Dad smiled. “I think we would have noticed something. We’ve had probes around Jupiter for fifty years.”
“Then they’re not going away? They’re…coming?”
“That’s my guess. It fits the rest.”
“What rest?”
“This tunnel. Those metal rings we saw reminded me of our ion engines. I’ll bet they are superconducting magnets. The tunnel is a giant induction accelerator.”
I blinked. “Huh? for what?”
“The meteoroid swarms. Look at that thing,” he said, pointing off into the gloom at the huge rock “cork” we had found blocking the tunnel. “I have a hunch that will be the next swarm we see. Something is pumped into it through those pipes, then it’s broken up and accelerated down this tube. A giant shotgun.”
“Aimed at the poles of Jupiter,” I said.
“Yes…” I could see Dad was thinking. He looked at some of the oddly twisted metal around us and frowned. Whatever the metal was, it had iron in it; our magnetic boots held. “You know, Matt,” he said at last, “I’m not a believer in coincidence. The storms, the meteor swarms, suddenly you found life spiraling out of the atmosphere on electric field lines—it all happened at once.”
“I wonder what we would find if we opened that rock cork in the tunnel,” I said thoughtfully.
“What do you mean?”
“Could somebody be, well, seeding Jupiter? Getting it ready for whatever is in that star ship?”
“Seed it for what?”
“I don’t know. To produce food? Maybe for a fish that can build star ships?” I grinned.
“That’s a big project. Jupiter has millions of times the life-supporting volume Earth does.”
“Size won’t stop men; I don’t see why it should stop anything else that can think. In fifty years we might be wrapping a sheet around Ganymede’s atmosphere to keep the oxygen in and make a better greenhouse out of it. Given time maybe we can do something with Jupiter, too—if somebody doesn’t beat us to the property first.”
Dad gingerly touched one of the metal things. “Perhaps…perhaps. We’re all going to be cooking up theories about this place, and no one will know the right answer until that green dot gets here.”
“You and I will be around to see it happen. Dad,” I said. “ISA can’t ship me Earthside now.”
“Not without a fight from me, and the Commander too, I expect.” He waved to the other men. “Better pack up!” he called. “We ought to bring the whole expedition down and set up a base at the edge of the crater. We want to do this carefully.”
He moved over to talk to the rest. I looked back at the beckoning circle at the end of the tunnel. The Sagan was a sharp bright point framed by Jupiter’s smoky bands.
Jupiter changes constantly. Her bands are an elaborate waltz of white streamers, crimson splotches, lacy brown filaments. The Red Spot seethes and churns. I was going to see a lot of the bands; I might spend my whole life out here.
Somebody has to be around when the owners of J-11 return.
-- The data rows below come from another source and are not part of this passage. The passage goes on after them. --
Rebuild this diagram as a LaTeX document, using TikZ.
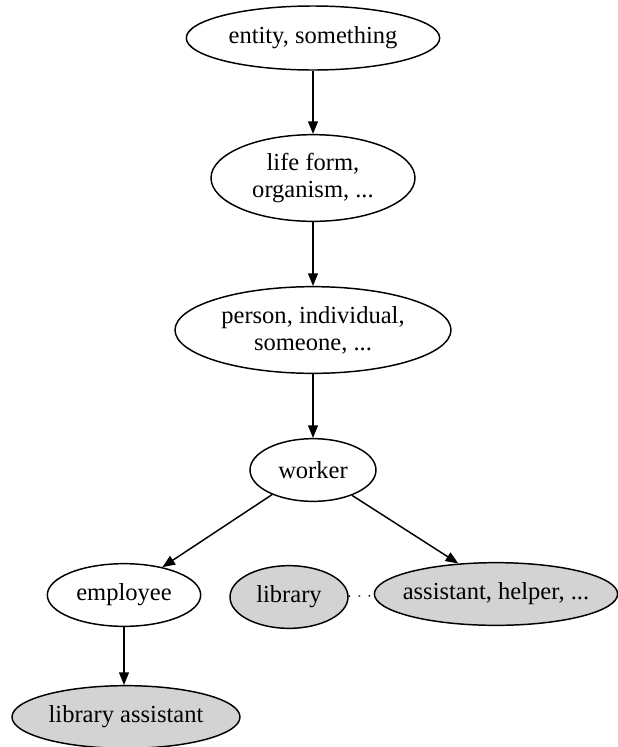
\documentclass[tikz,border=0pt]{standalone}
\usepackage{fontspec}
\setmainfont{Liberation Serif}
\usetikzlibrary{shapes.geometric,arrows.meta}
\definecolor{synsetgray}{RGB}{211,211,211}
\tikzset{
    synset/.style={draw,ellipse,inner sep=0pt,line width=1.1pt,align=center,
        font=\fontsize{18.4}{20.25}\selectfont},
    wordnode/.style={synset,fill=synsetgray},
    hyp/.style={line width=1.1pt,-{Triangle[length=9.5pt,width=7.5pt]}},
}
\begin{document}
\begin{tikzpicture}[x=0.75pt,y=-0.75pt]
    \useasboundingbox (0,0) rectangle (618,747);
    \node [synset,minimum width=190pt,minimum height=48pt] (entity) at (313,38) {entity, something};
    \node [synset,minimum width=153pt,minimum height=65pt] (life) at (313,178) {life form,\\organism, ...};
    \node [synset,minimum width=207pt,minimum height=65pt] (person) at (313,330) {person, individual,\\someone, ...};
    \node [synset,minimum width=94.5pt,minimum height=47pt] (worker) at (313,470) {worker};
    \node [synset,minimum width=115pt,minimum height=47pt] (employee) at (124,595) {employee};
    \node [wordnode,minimum width=88.5pt,minimum height=47pt] (library) at (289,597) {library};
    \node [wordnode,inner xsep=-5.4pt,minimum width=182pt,minimum height=47pt] (assistant) at (496,594) {assistant, helper, ...};
    \node [wordnode,minimum width=171pt,minimum height=47pt] (libassist) at (126,717) {library assistant};
    \draw [hyp] (entity) -- (life);
    \draw [hyp] (life) -- (person);
    \draw [hyp] (person) -- (worker);
    \draw [hyp] (worker.211) -- (employee.36);
    \draw [hyp] (worker.327) -- (assistant.141);
    \draw [hyp] (employee) -- (employee |- libassist.north);
    \draw [line width=1.1pt,dash pattern=on 1pt off 6.5pt] (library) -- (assistant);
\end{tikzpicture}
\end{document}
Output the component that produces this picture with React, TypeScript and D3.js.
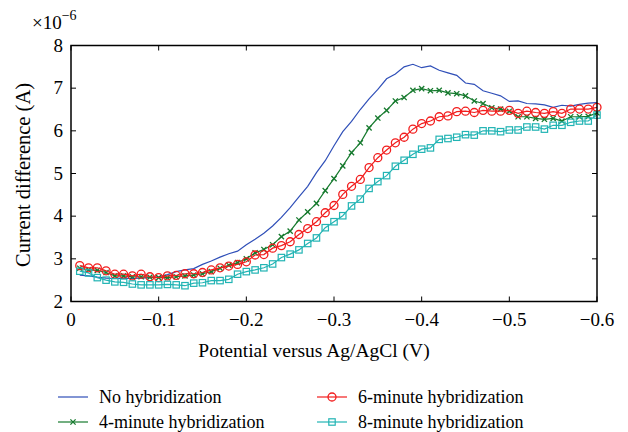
import React from "react";
import * as d3 from "d3";

const potentials: number[] = d3.range(1, 61).map((i) => -i / 100);

const noHyb: number[] = [
  2.62, 2.6, 2.57, 2.55, 2.54, 2.55, 2.54, 2.55, 2.56, 2.58,
  2.63, 2.7, 2.74, 2.77, 2.87, 2.95, 3.04, 3.12, 3.18, 3.33,
  3.46, 3.6, 3.77, 3.97, 4.2, 4.45, 4.7, 5.02, 5.3, 5.65,
  5.98, 6.22, 6.5, 6.75, 6.97, 7.22, 7.33, 7.5, 7.56, 7.48,
  7.52, 7.42, 7.36, 7.3, 7.12, 7.09, 6.94, 6.88, 6.82, 6.69,
  6.7, 6.64, 6.63, 6.61, 6.55, 6.6, 6.58, 6.62, 6.65, 6.66,
];

const hyb4: number[] = [
  2.78, 2.74, 2.73, 2.68, 2.6, 2.6, 2.58, 2.58, 2.57, 2.56,
  2.56, 2.58, 2.6, 2.62, 2.65, 2.7, 2.78, 2.85, 2.91, 3.0,
  3.14, 3.22, 3.33, 3.52, 3.65, 3.91, 4.1, 4.3, 4.6, 4.88,
  5.18, 5.49, 5.72, 6.07, 6.3, 6.48, 6.7, 6.78, 6.95, 6.99,
  6.94, 6.95, 6.89, 6.87, 6.82, 6.7, 6.64, 6.54, 6.51, 6.46,
  6.33, 6.33, 6.29, 6.27, 6.29, 6.23, 6.33, 6.33, 6.34, 6.42,
];

const hyb6: number[] = [
  2.84, 2.79, 2.79, 2.72, 2.64, 2.64, 2.6, 2.64, 2.58, 2.56,
  2.6, 2.61, 2.65, 2.65, 2.68, 2.74, 2.79, 2.83, 2.87, 2.93,
  3.09, 3.1, 3.25, 3.31, 3.4, 3.57, 3.71, 3.87, 4.08, 4.25,
  4.51, 4.7, 4.86, 5.14, 5.37, 5.55, 5.72, 5.85, 6.04, 6.17,
  6.23, 6.33, 6.35, 6.45, 6.46, 6.43, 6.48, 6.46, 6.46, 6.48,
  6.41, 6.46, 6.43, 6.41, 6.45, 6.41, 6.51, 6.51, 6.51, 6.55,
];

const hyb8: number[] = [
  2.71, 2.67, 2.56, 2.5, 2.46, 2.45, 2.41, 2.39, 2.39, 2.39,
  2.4, 2.39, 2.37, 2.43, 2.44, 2.49, 2.49, 2.52, 2.64, 2.7,
  2.74, 2.79, 2.88, 3.03, 3.11, 3.21, 3.36, 3.49, 3.73, 3.87,
  4.01, 4.24, 4.4, 4.65, 4.81, 4.95, 5.17, 5.31, 5.45, 5.57,
  5.6, 5.8, 5.82, 5.85, 5.91, 5.9, 6.0, 6.0, 5.98, 6.02,
  6.02, 6.09, 6.09, 6.04, 6.13, 6.13, 6.2, 6.23, 6.23, 6.37,
];

const xTicks: number[] = [0, -0.1, -0.2, -0.3, -0.4, -0.5, -0.6];
const yTicks: number[] = [2, 3, 4, 5, 6, 7, 8];

const seriesNames = [
  "No hybridization",
  "4-minute hybridization",
  "6-minute hybridization",
  "8-minute hybridization",
];
const seriesColors = ["#2f4fb8", "#167a2e", "#f21d1d", "#22b4b4"];
const seriesMarkers = ["none", "x", "circle", "square"];
const seriesData = [noHyb, hyb4, hyb6, hyb8];

const FONT = "Liberation Serif, DejaVu Serif, serif";

function Marker({ type, x, y, color }: { type: string; x: number; y: number; color: string }) {
  if (type === "circle")
    return <circle cx={x} cy={y} r={4} fill="none" stroke={color} strokeWidth={1.3} />;
  if (type === "square")
    return <rect x={x - 3.2} y={y - 3.2} width={6.4} height={6.4} fill="none" stroke={color} strokeWidth={1.2} />;
  if (type === "x")
    return (
      <path
        d={`M${x - 2.6},${y - 2.6}L${x + 2.6},${y + 2.6}M${x - 2.6},${y + 2.6}L${x + 2.6},${y - 2.6}`}
        stroke={color}
        strokeWidth={1.3}
      />
    );
  return null;
}

export default function App() {
  const W = 628;
  const H = 432;
  const left = 71;
  const right = 597;
  const top = 45.5;
  const bottom = 301.5;
  const x = d3.scaleLinear().domain([0, -0.6]).range([left, right]);
  const y = d3.scaleLinear().domain([2, 8]).range([bottom, top]);
  const line = d3
    .line<number>()
    .x((_, i) => x(potentials[i]))
    .y((d) => y(d));
  const fmt = (v: number) => (v === 0 ? "0" : "\u2212" + Math.abs(v).toFixed(1));
  const tickLen = 5;
  const fs = 18;

  const legendItems = [
    { i: 0, lx: 58, ly: 397 },
    { i: 1, lx: 58, ly: 422 },
    { i: 2, lx: 317, ly: 397 },
    { i: 3, lx: 317, ly: 422 },
  ];

  return (
    <div style={{ position: "absolute", left: 0, top: 0 }}>
      <svg width={W} height={H} style={{ display: "block", background: "#fff", fontFamily: FONT }}>
        <rect x={0} y={0} width={W} height={H} fill="#fff" />
        {seriesData.map((data, s) => (
          <g key={s}>
            <path d={line(data) || ""} fill="none" stroke={seriesColors[s]} strokeWidth={1.2} />
            {data.map((d, i) => (
              <Marker key={i} type={seriesMarkers[s]} x={x(potentials[i])} y={y(d)} color={seriesColors[s]} />
            ))}
          </g>
        ))}
        <rect x={left} y={top} width={right - left} height={bottom - top} fill="none" stroke="#000" strokeWidth={1.5} />
        {xTicks.map((t) => (
          <g key={t}>
            <line x1={x(t)} x2={x(t)} y1={bottom} y2={bottom - tickLen} stroke="#000" strokeWidth={1} />
            <line x1={x(t)} x2={x(t)} y1={top} y2={top + tickLen} stroke="#000" strokeWidth={1} />
            <text x={x(t)} y={326} textAnchor="middle" fontSize={19} fill="#000">
              {fmt(t)}
            </text>
          </g>
        ))}
        {yTicks.map((t) => (
          <g key={t}>
            <line x1={left} x2={left + tickLen} y1={y(t)} y2={y(t)} stroke="#000" strokeWidth={1} />
            <line x1={right} x2={right - tickLen} y1={y(t)} y2={y(t)} stroke="#000" strokeWidth={1} />
            <text x={63} y={y(t) + 6} textAnchor="end" fontSize={19} fill="#000">
              {t}
            </text>
          </g>
        ))}
        <text x={32} y={29} fontSize={19} fill="#000">
          ×10
          <tspan dy={-9} fontSize={14}>
            −6
          </tspan>
        </text>
        <text x={314} y={357} textAnchor="middle" fontSize={19.5} fill="#000">
          Potential versus Ag/AgCl (V)
        </text>
        <text
          transform={`translate(30, 175) rotate(-90)`}
          textAnchor="middle"
          fontSize={20.5}
          fill="#000"
        >
          Current difference (A)
        </text>
        {legendItems.map(({ i, lx, ly }) => (
          <g key={i}>
            <line x1={lx} x2={lx + 30} y1={ly} y2={ly} stroke={seriesColors[i]} strokeWidth={1.2} />
            <Marker type={seriesMarkers[i]} x={lx + 15} y={ly} color={seriesColors[i]} />
            <text x={lx + 41} y={ly + 6} fontSize={fs} fill="#000">
              {seriesNames[i]}
            </text>
          </g>
        ))}
      </svg>
    </div>
  );
}
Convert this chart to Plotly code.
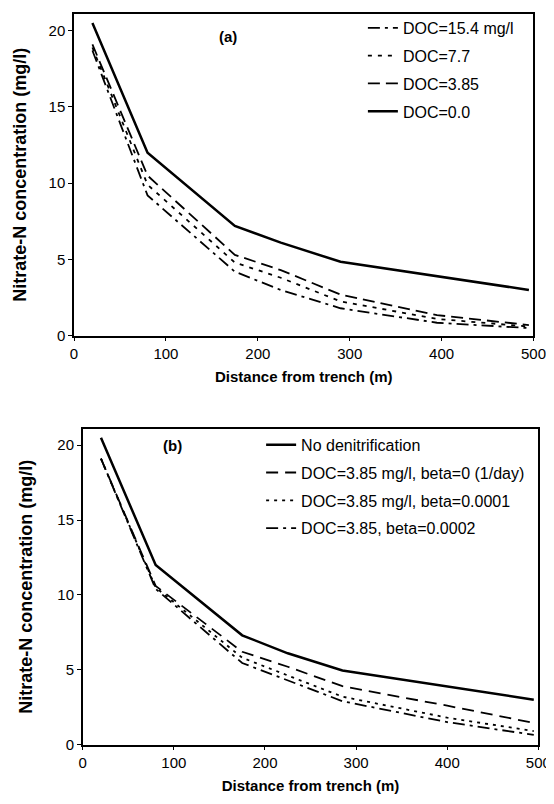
import plotly.graph_objects as go

# distances from trench (m) where the curves were read
dist_a = [20, 80, 175, 225, 290, 395, 495]
dist_b = [20, 80, 175, 225, 285, 400, 495]

# panel (a): nitrate-N (mg/l) for several DOC levels
doc_15_4 = [18.7, 9.2, 4.2, 3.0, 1.8, 0.85, 0.5]
doc_7_7 = [18.9, 9.9, 4.8, 3.8, 2.25, 1.1, 0.6]
doc_3_85 = [19.1, 10.5, 5.3, 4.3, 2.7, 1.35, 0.7]
doc_0 = [20.5, 12.0, 7.2, 6.1, 4.85, 3.9, 3.0]

# panel (b): DOC=3.85 with different beta
no_denit = [20.5, 12.0, 7.3, 6.1, 4.95, 3.9, 3.0]
beta_0 = [19.1, 10.6, 6.2, 5.2, 3.9, 2.6, 1.45]
beta_1e4 = [19.1, 10.5, 5.8, 4.6, 3.2, 1.8, 0.9]
beta_2e4 = [19.1, 10.4, 5.45, 4.3, 2.9, 1.5, 0.65]

FONT = "Liberation Sans, Arial, sans-serif"

fig = go.Figure()

series_a = [
    ("DOC=15.4 mg/l", doc_15_4, "12px,5px,3px,5px", 1.8),
    ("DOC=7.7", doc_7_7, "4px,6px", 1.8),
    ("DOC=3.85", doc_3_85, "12px,6px", 1.8),
    ("DOC=0.0", doc_0, "solid", 2.5),
]
for i, (name, ys, dash, w) in enumerate(series_a):
    fig.add_trace(
        go.Scatter(
            x=dist_a, y=ys, mode="lines", name=name,
            line=dict(color="black", width=w, dash=dash),
            xaxis="x", yaxis="y", legend="legend", legendgroup=f"a{i}",
        )
    )

series_b = [
    ("No denitrification", no_denit, "solid", 2.5),
    ("DOC=3.85 mg/l, beta=0 (1/day)", beta_0, "12px,7px", 1.8),
    ("DOC=3.85 mg/l, beta=0.0001", beta_1e4, "3px,5px", 1.8),
    ("DOC=3.85, beta=0.0002", beta_2e4, "12px,5px,3px,5px", 1.8),
]
for i, (name, ys, dash, w) in enumerate(series_b):
    fig.add_trace(
        go.Scatter(
            x=dist_b, y=ys, mode="lines", name=name,
            line=dict(color="black", width=w, dash=dash),
            xaxis="x2", yaxis="y2", legend="legend2", legendgroup=f"b{i}",
        )
    )

W, H = 554, 804

axis_common = dict(
    showline=True, linecolor="black", linewidth=1.5, mirror=True,
    ticks="outside", ticklen=4, tickcolor="black", showgrid=False,
    zeroline=False, tickfont=dict(family=FONT, size=15, color="black"),
)
xtitle = dict(text="<b>Distance from trench (m)</b>",
              font=dict(family=FONT, size=15, color="black"), standoff=10)


def ytitle(standoff):
    return dict(text="<b>Nitrate-N concentration (mg/l)</b>",
                font=dict(family=FONT, size=18, color="black"),
                standoff=standoff)


legend_common = dict(
    font=dict(family=FONT, size=16, color="black"), bgcolor="rgba(0,0,0,0)",
    tracegroupgap=4, itemwidth=30, xanchor="left", yanchor="top",
)

fig.update_layout(
    width=W, height=H,
    margin=dict(l=0, r=0, t=0, b=0),
    paper_bgcolor="white", plot_bgcolor="white",
    showlegend=True,
    xaxis=dict(domain=[64 / W, 538 / W], range=[0, 500], dtick=100,
               anchor="y", title=xtitle, **axis_common),
    yaxis=dict(domain=[1 - 331 / H, 1 - 6 / H], range=[0, 21.1], dtick=5,
               anchor="x", title=ytitle(17), **axis_common),
    xaxis2=dict(domain=[73 / W, 543 / W], range=[0, 500], dtick=100,
                anchor="y2", title=xtitle, **axis_common),
    yaxis2=dict(domain=[1 - 744 / H, 1 - 425 / H], range=[0, 21.1], dtick=5,
                anchor="x2", title=ytitle(20), **axis_common),
    legend=dict(x=362 / W, y=1 - 3 / H, **legend_common),
    legend2=dict(x=257 / W, y=1 - 424 / H, **legend_common),
    annotations=[
        dict(text="<b>(a)</b>", x=168, y=19.6, xref="x", yref="y",
             showarrow=False, font=dict(family=FONT, size=15, color="black")),
        dict(text="<b>(b)</b>", x=98, y=20.0, xref="x2", yref="y2",
             showarrow=False, font=dict(family=FONT, size=15, color="black")),
    ],
)

fig.write_html("out.html")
There’ll be a whole colony out here by then, waiting. Zak would stay, probably, despite his fatalism. Mom and Dad, yes—it was in their blood.
Jenny, too—and what that meant for me I couldn’t say. Not yet.
Yuri might even stay. Well, I’d handle that too.
That chilling knot of fear in me was gone now, burned away. I’d been carrying that fear since I was a kid. If it ever came back I could recognize it, overcome it. A lot of problems are like that—they wither away if you look at them straight on, unflinching. To grow, gamble. Self-knowledge isn’t always bad news, after all.